Libra, una criptomoneda frustrada, sí quería ser dinero. Facebook su creador, prometía competir con los bancos centrales, ofrecer un medio de pago seguro y estable. Para ello se concibió como una cesta de monedas que mantendría su valor respecto a una media ponderada de dólares, libras esterlinas y remimbis chinos. Lo que en la práctica obligaba a Facebook a crear una mesa de tesorería con intensa actividad diaria para garantizar ese tipo de cambio. Su fracaso es un buen ejemplo de las dificultades prácticas de replicar la estabilidad de las divisas que ya son monedas de reserva internacional, un ejemplo para todas esas stable coins que prometen lo mismo. Porque la pregunta relevante es si usted preferiría en caso de crisis tener libras o dólares, no si prefiere libras o pesos argentinos o bolívares de Maduro. Si se fía más de Zuckemberg que de la Reserva Federal y el imperio americano.
Pero libra ha tenido un tal éxito que ha abierto una nueva era, la de las CBDC. Ha despertado a los bancos centrales, y a los bancos comerciales, de que el fin del monopolio es posible y que más les vale espabilar. A los bancos comerciales les ha recordado que el sistema de pagos mayoristas e internacionales es muy caro e ineficiente, y que o lideran su digitalización o lo pierden. Puede que ya sea incluso demasiado tarde. A los bancos centrales, les ha obligado a incorporarse a la carrera digital, a crear pronto su dólar, euro o remimbi digital. Ya no son solo Jamaica, Uruguay o Suecia los países que han introducido o están a punto de introducir una moneda digital de curso legal, todos los bancos centrales de las jurisdicciones financieras más avanzadas están en ello. El Banco Central Europeo ha publicado un libro blanco sobre el euro digital, y adoptará una política explícita al respecto este verano. La Reserva Federal ha expresado en mayo una actitud abierta frente al dólar digital. Son muchos los problemas pendientes, pero no son los tecnológico los más importantes. Cuestiones socioeconómicas como la privacidad, el acceso, la complementariedad con el efectivo y el mantenimiento de la banca comercial serán determinantes en la velocidad de adaptación y en el éxito de esta radical transformación de nuestro sistema financiero.

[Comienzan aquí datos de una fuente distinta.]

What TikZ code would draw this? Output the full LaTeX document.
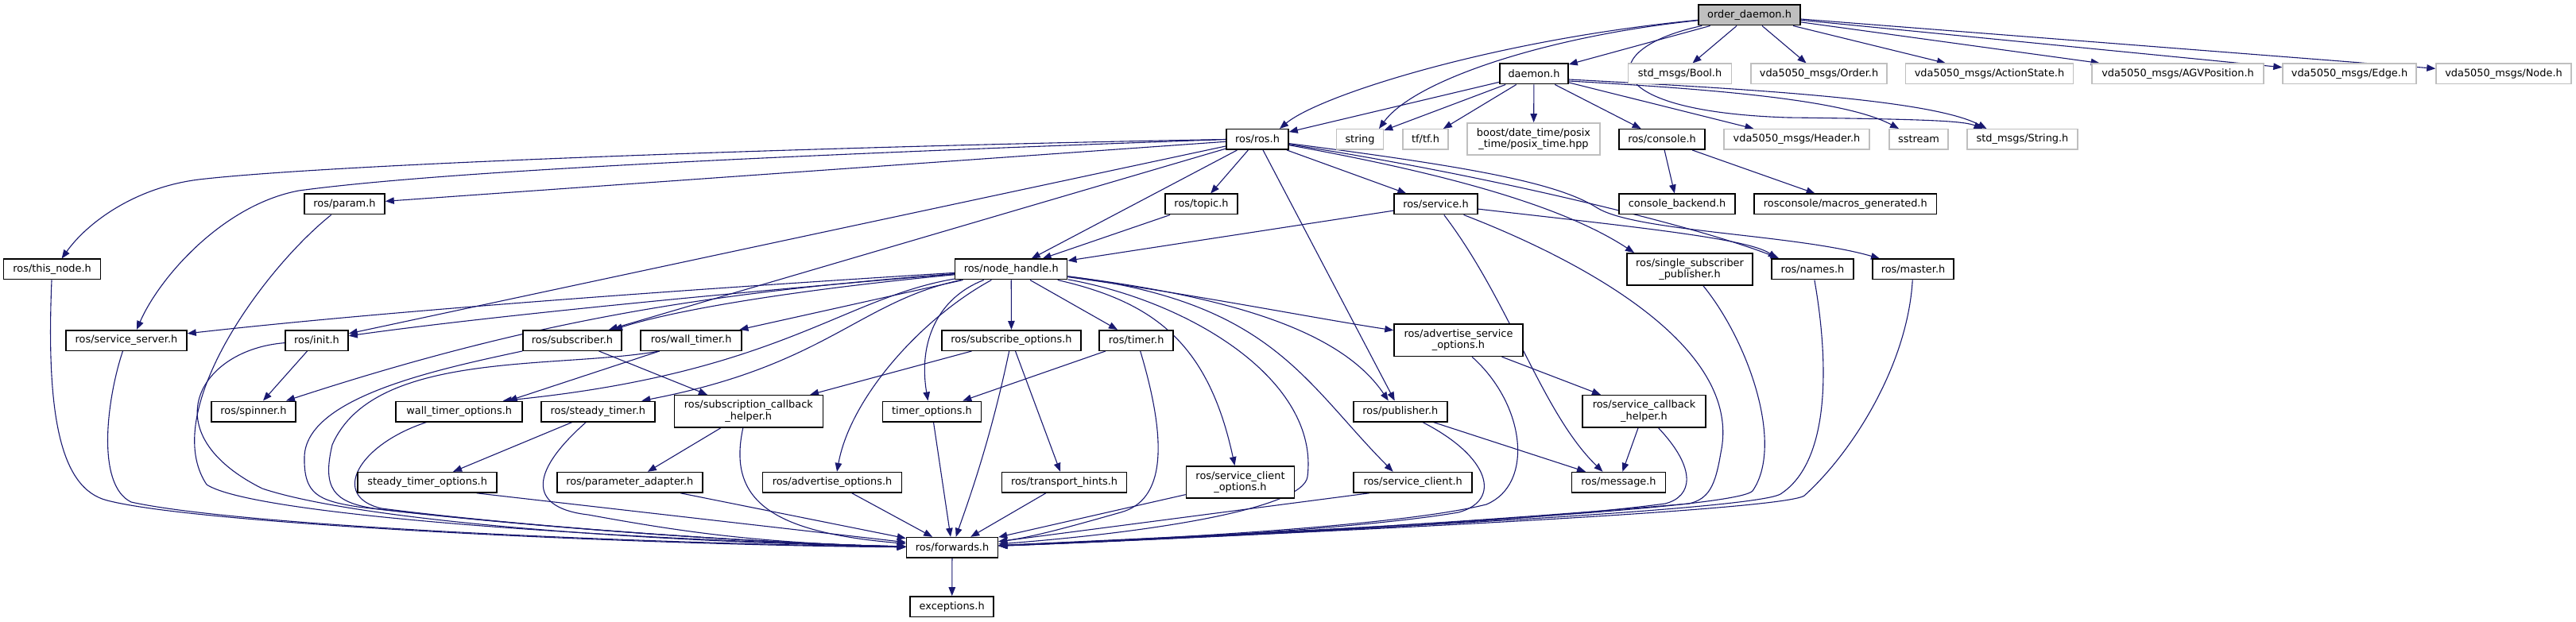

Para ilustrar la magnitud del reto permítanme acabar con tres “pequeños” problemas a resolver: la soberanía monetaria, la estabilidad financiera y la supervivencia de los bancos comerciales privados. Un dólar digital de libre acceso internacional acabaría con la independencia de la política monetaria de muchos países porque, ¿que razón habría para seguir funcionando con una moneda volátil e inútil para pagar en Amazon? Con una moneda digital, ¿cómo evitar que las corridas bancarias y las crisis externas sean inmediatas y recurrentes, a golpe de clic, al más mínimo rumor de debilidad? Si los particulares tienen acceso a un wallet digital o a una cuenta corriente en el banco central, ¿qué razón hay para guardar sus depósitos en un banco? Y sin el fondeo de los depósitos, que posibilidades de sobrevivir tienen los bancos minoristas? ¿y qué pasa con el crédito si el banco central tiene todos los pasivos del sistema?, ¿volveremos al crédito dirigido? Preguntas cuyas respuestas requieren un análisis detallado muy cuidadoso porque la sociedad se juega mucho en que acertemos con la digitalización de ese maravilloso invento social que es el dinero.